In the stands, where smatterings of Irish green were mixed in with the red of the home fans, similar tensions boiled. This was a night of high anxiety where football was always unlikely to flow. When Hal Robson-Kanu's header forced Darren Randolph into a 53rd minute save, it was the result of Wales attempting to begin the second half like they had the first, with momentum. But then came Ireland's goal, a moment of genuine class.
Jeff Hendrick escaped down the right wing, only just keeping the ball in touch. His ball from the byline arrowed into the Welsh penalty area and Harry Arter showed tremendous vision in letting the ball through his legs. McClean's finish was both cool and fierce. It served to knock the stuffing out of the hosts, perhaps suffering a hangover from the burst of emotion that they begun the game with and during a national anthem sung a cappella by the home fans.
With Croatia beating Ukraine and Serbia beating Albania, the permutations of the playoff system meant Wales needed two goals to stay alive. As time ticked on, their dream died though Ireland's lives on.
2. O'Neill's plan comes off
O'Neill's team selection suggested pragmatism. With striker Shane Long ruled out on Monday morning, Ireland lacked the player whose goal against Germany fired Ireland into the Euro 2016 playoff two years ago. That said, he might not have been too much of a loss considering that Long hadn't scored in 24 games and missed a couple of easy chances against Moldova on Friday; the burden instead fell on Daryl Murphy, a striker with Championship side Nottingham Forest who has three international goals to his name in 10 years. Murphy's 34-year-old legs were tasked with chasing down and harrying and he stuck manfully to his task until subbed off in the dying embers.
O'Neill also made the decision to drop Wes Hoolahan, the veteran with a skill level far beyond his Ireland colleagues, introducing Arter to help pack the midfield instead. Arter served as a provocateur in midfield, making a series of tackles and presses that helped stop Wales finding their fluency.
In Sunday's prematch news conference, O'Neill hinted at a similar strategy as Ireland's defeat of Italy at Euro 2016, where his team dug in and waited for their moment to come through Robbie Brady's winner.

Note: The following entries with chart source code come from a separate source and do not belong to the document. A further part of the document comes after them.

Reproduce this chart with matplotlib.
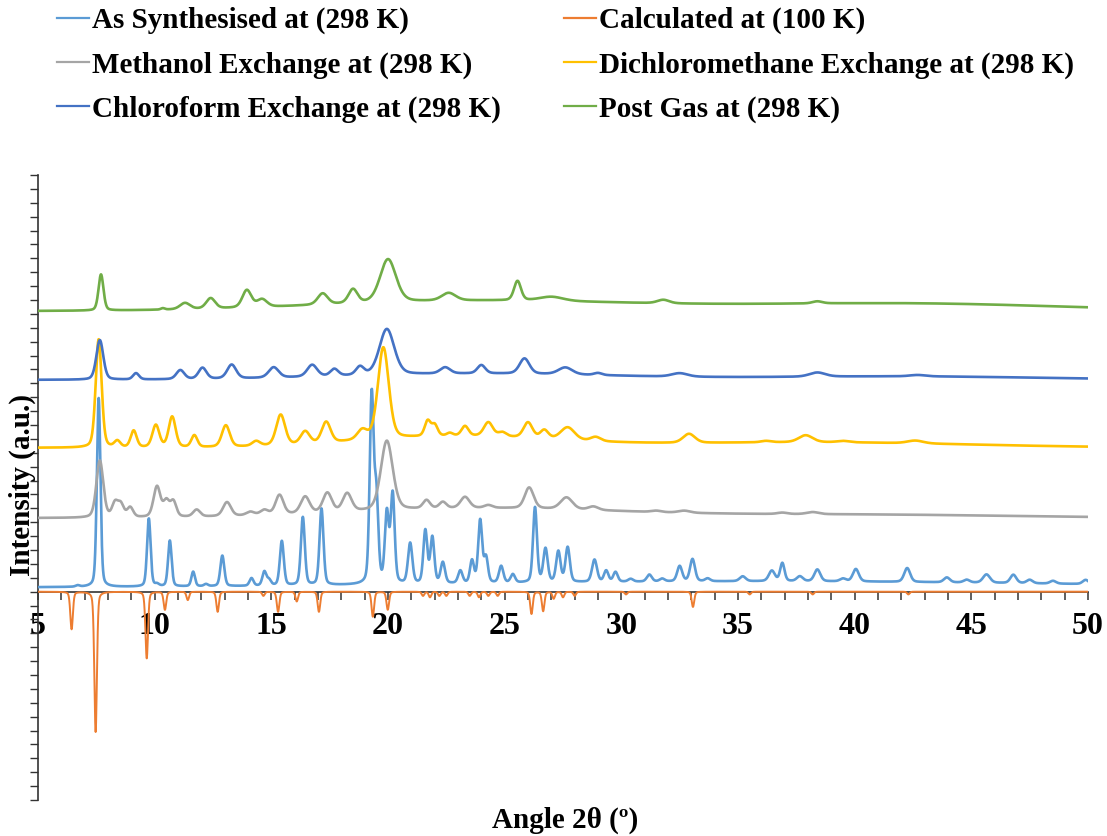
import numpy as np
from matplotlib import pyplot as plt
from matplotlib.lines import Line2D

plt.rcParams['font.family'] = ['Liberation Serif', 'DejaVu Serif']
plt.rcParams['font.weight'] = 'bold'

# Peak tables for each pattern: centre (2theta, deg), height, FWHM (deg).
# Heights are in the stacked intensity units of the plot.
as_synth_offset = 0.3
as_synth_pos = [6.7, 7.6, 9.75, 10.1, 10.65, 11.65, 12.2, 12.9, 14.15, 14.7, 14.9,
                15.45, 16.35, 17.15, 19.3, 19.5, 19.95, 20.2, 20.95, 21.6, 21.9,
                22.35, 23.1, 23.6, 23.95, 24.2, 24.85, 25.35, 26.3, 26.75, 27.3,
                27.7, 28.85, 29.35, 29.75, 30.4, 31.2, 31.75, 32.5, 33.05, 33.7,
                35.2, 36.45, 36.9, 37.65, 38.4, 39.5, 40.05, 42.25, 43.95, 44.8,
                45.65, 46.8, 47.5, 48.5, 49.9]
as_synth_amp = [0.1, 13.6, 4.9, 0.15, 3.3, 1.05, 0.15, 2.2, 0.55, 1.0, 0.4,
                3.2, 4.9, 5.5, 13.4, 6.0, 5.0, 6.4, 2.9, 3.8, 3.3,
                1.5, 0.9, 1.6, 4.5, 1.8, 1.2, 0.6, 5.4, 2.4, 2.2,
                2.5, 1.6, 0.8, 0.7, 0.2, 0.5, 0.2, 1.1, 1.6, 0.2,
                0.35, 0.75, 1.3, 0.35, 0.85, 0.2, 0.9, 1.0, 0.35, 0.2,
                0.6, 0.6, 0.25, 0.2, 0.3]
as_synth_fwhm = [0.2, 0.18, 0.18, 0.2, 0.18, 0.18, 0.2, 0.2, 0.2, 0.2, 0.2,
                 0.2, 0.2, 0.2, 0.2, 0.2, 0.2, 0.2, 0.22, 0.2, 0.2,
                 0.22, 0.22, 0.2, 0.2, 0.2, 0.22, 0.22, 0.2, 0.22, 0.22,
                 0.22, 0.25, 0.22, 0.22, 0.25, 0.25, 0.25, 0.25, 0.25, 0.25,
                 0.3, 0.3, 0.22, 0.3, 0.3, 0.3, 0.3, 0.3, 0.3, 0.3,
                 0.35, 0.3, 0.3, 0.3, 0.3]
as_synth_hump = [(36.0, 0.45, 30.0)]

calc_pos = [6.44, 7.47, 9.66, 10.44, 11.42, 12.7, 14.66, 15.29, 16.09, 17.04,
            19.35, 19.99, 21.5, 21.8, 22.2, 22.5, 23.5, 23.9, 24.3, 24.7,
            26.15, 26.65, 27.1, 27.5, 28.0, 30.2, 33.07, 35.5, 38.2, 42.3]
calc_amp = [-2.7, -10.1, -4.8, -1.3, -0.6, -1.45, -0.3, -1.45, -0.7, -1.45,
            -1.8, -1.3, -0.3, -0.4, -0.3, -0.3, -0.3, -0.4, -0.3, -0.3,
            -1.6, -1.4, -0.5, -0.4, -0.3, -0.2, -1.1, -0.2, -0.2, -0.2]
calc_fwhm = [0.13] * len(calc_pos)

meoh_offset = 5.3
meoh_pos = [7.65, 8.3, 8.55, 8.95, 10.1, 10.5, 10.8, 11.8, 13.1, 14.1, 14.7,
            15.35, 16.45, 17.4, 18.25, 19.95, 21.65, 22.35, 23.3, 24.3, 26.05,
            27.65, 28.8, 31.5, 32.7, 36.9, 38.2]
meoh_amp = [4.1, 1.0, 0.9, 0.7, 2.2, 1.1, 1.1, 0.5, 1.0, 0.25, 0.35,
            1.4, 1.2, 1.4, 1.3, 5.0, 0.6, 0.45, 0.8, 0.2, 1.5,
            0.85, 0.25, 0.1, 0.15, 0.1, 0.15]
meoh_fwhm = [0.35, 0.3, 0.3, 0.3, 0.35, 0.3, 0.3, 0.35, 0.4, 0.4, 0.4,
             0.4, 0.45, 0.45, 0.45, 0.6, 0.35, 0.35, 0.45, 0.4, 0.45,
             0.6, 0.5, 0.5, 0.6, 0.5, 0.6]
meoh_hump = [(24.0, 0.7, 14.0), (40.0, 0.25, 16.0)]

dcm_offset = 10.36
dcm_pos = [7.6, 8.4, 9.1, 10.05, 10.75, 11.7, 13.05, 14.35, 15.4, 16.45, 17.35,
           18.9, 19.8, 21.7, 22.0, 22.65, 23.3, 24.3, 24.9, 26.0, 26.7, 27.7,
           28.9, 32.9, 36.2, 37.9, 39.5, 42.6]
dcm_amp = [7.8, 0.45, 1.2, 1.6, 2.2, 0.85, 1.55, 0.35, 2.2, 0.9, 1.5,
           0.7, 6.6, 1.1, 0.8, 0.2, 0.7, 1.0, 0.3, 1.1, 0.6, 0.9,
           0.3, 0.65, 0.1, 0.5, 0.1, 0.2]
dcm_fwhm = [0.3, 0.3, 0.3, 0.35, 0.35, 0.3, 0.4, 0.4, 0.45, 0.45, 0.45,
            0.5, 0.55, 0.3, 0.3, 0.3, 0.35, 0.45, 0.4, 0.45, 0.4, 0.7,
            0.5, 0.6, 0.5, 0.7, 0.6, 0.8]
dcm_hump = [(23.0, 0.8, 10.0), (38.0, 0.4, 16.0)]

chcl3_offset = 15.25
chcl3_pos = [7.65, 9.2, 11.1, 12.05, 13.3, 15.1, 16.75, 17.7, 18.8, 19.95,
             22.45, 24.0, 25.85, 27.6, 29.0, 32.5, 38.4, 42.7]
chcl3_amp = [2.85, 0.45, 0.65, 0.8, 1.0, 0.75, 0.85, 0.5, 0.6, 3.3,
             0.45, 0.6, 1.1, 0.5, 0.15, 0.25, 0.3, 0.1]
chcl3_fwhm = [0.35, 0.3, 0.4, 0.4, 0.45, 0.5, 0.5, 0.4, 0.4, 0.75,
              0.5, 0.4, 0.5, 0.7, 0.4, 0.8, 0.8, 0.8]
chcl3_hump = [(24.0, 0.45, 14.0), (42.0, 0.25, 14.0)]

gas_offset = 20.2
gas_pos = [7.7, 10.35, 11.3, 12.4, 13.95, 14.6, 17.2, 18.5, 20.0, 22.6,
           25.55, 27.0, 31.8, 38.4]
gas_amp = [2.6, 0.1, 0.45, 0.75, 1.25, 0.55, 0.8, 1.0, 3.1, 0.55,
           1.4, 0.3, 0.25, 0.15]
gas_fwhm = [0.25, 0.2, 0.5, 0.45, 0.45, 0.5, 0.5, 0.45, 0.8, 0.7,
            0.35, 1.2, 0.6, 0.5]
gas_hump = [(24.0, 0.75, 16.0), (42.0, 0.55, 16.0)]

labels = ['As Synthesised at (298 K)', 'Calculated at (100 K)',
          'Methanol Exchange at (298 K)', 'Dichloromethane Exchange at (298 K)',
          'Chloroform Exchange at (298 K)', 'Post Gas at (298 K)']
colors = ['#5B9BD5', '#ED7D31', '#A5A5A5', '#FFC000', '#4472C4', '#70AD47']


def pattern(x, pos, amp, fwhm, offset=0.0, humps=()):
    y = np.full_like(x, offset)
    for c, h, w in zip(pos, amp, fwhm):
        u = (x - c) / w
        y += h * (0.7 * np.exp(-4 * np.log(2) * u ** 2) + 0.3 / (1 + 4 * u ** 2))
    for c, h, w in humps:
        y += h * np.exp(-4 * np.log(2) * ((x - c) / w) ** 2)
    return y


tt = np.linspace(5, 50, 4501)
curves = [
    pattern(tt, as_synth_pos, as_synth_amp, as_synth_fwhm, as_synth_offset, as_synth_hump),
    pattern(tt, calc_pos, calc_amp, calc_fwhm),
    pattern(tt, meoh_pos, meoh_amp, meoh_fwhm, meoh_offset, meoh_hump),
    pattern(tt, dcm_pos, dcm_amp, dcm_fwhm, dcm_offset, dcm_hump),
    pattern(tt, chcl3_pos, chcl3_amp, chcl3_fwhm, chcl3_offset, chcl3_hump),
    pattern(tt, gas_pos, gas_amp, gas_fwhm, gas_offset, gas_hump),
]

fig = plt.figure(figsize=(11.07, 8.36), dpi=100)
ax = fig.add_axes([38 / 1107, 36 / 836, 1050 / 1107, 625 / 836])

handles = []
for i, (yy, col, lab) in enumerate(zip(curves, colors, labels)):
    lw = 1.4 if i == 1 else 1.9
    ax.plot(tt, yy, color=col, lw=lw, zorder=3 + i)
    handles.append(Line2D([], [], color=col, lw=1.6, label=lab))

ax.set_xlim(5, 50)
ax.set_ylim(-15, 30)
ax.spines['bottom'].set_position(('data', 0))
ax.spines['top'].set_visible(False)
ax.spines['right'].set_visible(False)
for s in ['bottom', 'left']:
    ax.spines[s].set_color('#333333')
    ax.spines[s].set_linewidth(1.2)

ax.set_xticks(np.arange(5, 51, 5))
ax.set_xticks(np.arange(5, 51, 1), minor=True)
ax.set_yticks(np.arange(-15, 31, 1))
ax.set_yticklabels([])
ax.tick_params(axis='x', which='both', direction='out', length=6, width=1.1,
               color='#333333', labelsize=23, pad=9)
ax.tick_params(axis='y', direction='out', length=6, width=1.0, color='#333333')
for lbl in ax.get_xticklabels():
    lbl.set_fontweight('bold')

fig.text(22 / 1107, 1 - 485 / 836, 'Intensity (a.u.)', fontsize=21,
         fontweight='bold', rotation=90, ha='center', va='center')
fig.text(565 / 1107, 1 - 820 / 836, 'Angle 2θ (º)', fontsize=21,
         fontweight='bold', ha='center', va='center')

# legend in two columns across the top
order_left = [0, 2, 4]
order_right = [1, 3, 5]
leg_kw = dict(frameon=False, handlelength=1.1, handletextpad=0.1,
              labelspacing=0.58, borderpad=0, borderaxespad=0, loc='upper left',
              prop={'weight': 'bold', 'size': 21})
fig.legend(handles=[handles[i] for i in order_left],
           bbox_to_anchor=(57 / 1107, 1 - 7 / 836), **leg_kw)
fig.legend(handles=[handles[i] for i in order_right],
           bbox_to_anchor=(564 / 1107, 1 - 7 / 836), **leg_kw)

fig.savefig('out.png', dpi=100)
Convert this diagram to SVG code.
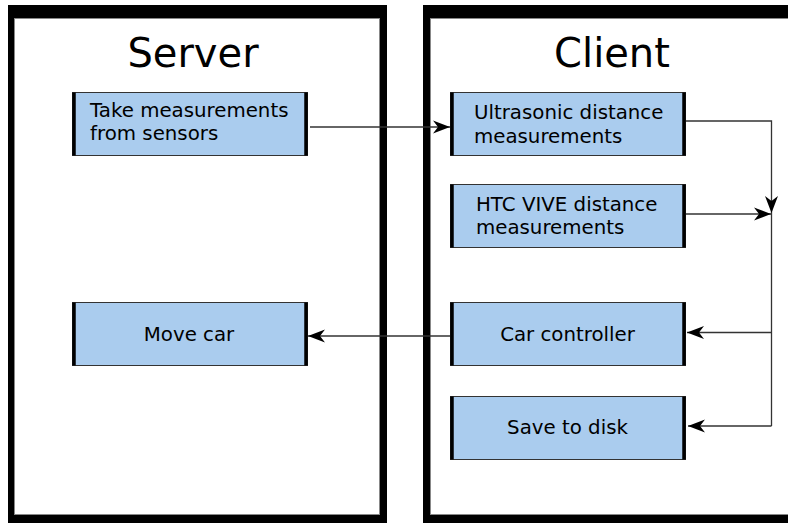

This was a night to recall that famous occasion in Lille, too; McClean's goal came after his team had soaked up Welsh pressure before seizing their chance. O'Neill (and assistant manager Roy Keane) are not universally popular in Ireland but their critics cannot deny that by qualifying for last year's Euros and the playoffs for Russia, they have delivered no matter how uneasy on the eye the football can be.
3. No Bale, no party for Wales
With Bale absent, Wales had to find a way without their talisman. In Georgia on Friday, Derby County's Tom Lawrence scored a goal of which Bale would have been proud and looked in the mood to repeat his heroics, cutting inside a couple of times to shoot on goal. Though always willing to try and turn a trick or two, Lawrence eventually became lost in the heavy traffic between him and Ireland's goal.
Robson-Kanu had been selected ahead of Sam Vokes for his greater turn of pace against an Ireland defence hardly blessed with speed, and that weapon was also blunted by Ireland sitting so deep. Early on, Aaron Ramsey threatened to take the game by the scruff of the neck but without the interplay he enjoys with his longtime midfield partner Allen, Ramsey (also asked to drop deeper as replacement Jonny Williams came on) could not exert the same influence. A late free-kick that he blazed many yards over the bar suggested the occasion had got to him.
Without Bale's inspiration to show his teammates the way, Wales could not find a route to the victory they required.